From the outset of the unstoppably bop-heavy shimmer of ‘Repair Repair’ that this album isn’t your everyday weekend fodder. The track, while utterly danceable, holds a heavier weight than most pop songs and feels more akin to if Nico went disco with a mouthful of molly and a rocket on her back.
It’s a rocket which not only dictates the scenery of the album but the power behind it. Lightman makes a point of taking us to another scape with the title track ‘Silver Eater’ and a cosmic haze continues to shrowd the rest of the album as she develops her own extra-terrestrial alt-pop sound.
It’s a sound that continues throughout the album and slowly builds to become an anthemic theme. Tracks like ‘Exoskeleton’ and ‘An Ordinary Life’ proudly display their disco credentials while feeling both grounded and cosmic. But while a theme is always important Lightman finds more success because of her vocal expertly accompanying the vision.

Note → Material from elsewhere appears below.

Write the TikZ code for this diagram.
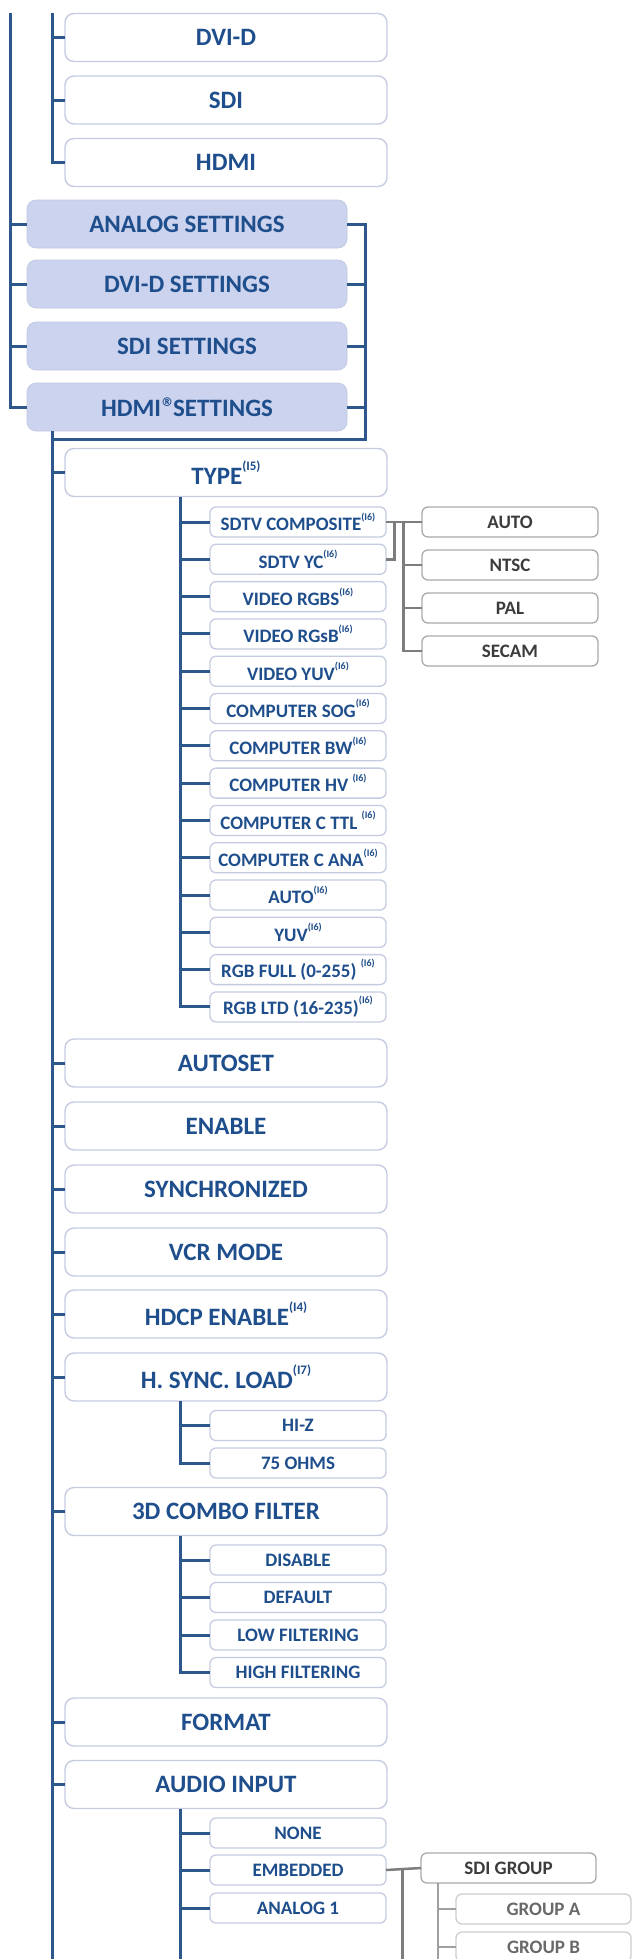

At times her performance feels very close to the pop world, marrying ideals of Kylie Minogue in her early days as well as some deeper Jazz vocal cuts. It’s an effective tool to break up the spaceman troupe which, if listening straight through, can be a welcome relief.
But it’s a relief you only crave for the odd moment as Lightman’s work continues to unravel with every track. Each song adds a new layer to this space adventure and particular favourites ‘Deep Space Getaway’ and last track ‘Irridescent Behaviour’ show an artist completing her vision.
All in all, it’s hard to find too much fault with this album. If you’re not into a space-age spiked, disco-nodding, genre-spanning, alt-pop record (or hyphens for that matter) you probably won’t be a fan. If you’ve got a weekend that needs filling with light, dark, terrestrial and something a bit extra, then you won’t go far wrong with Grace Lightman’s Silver Eater.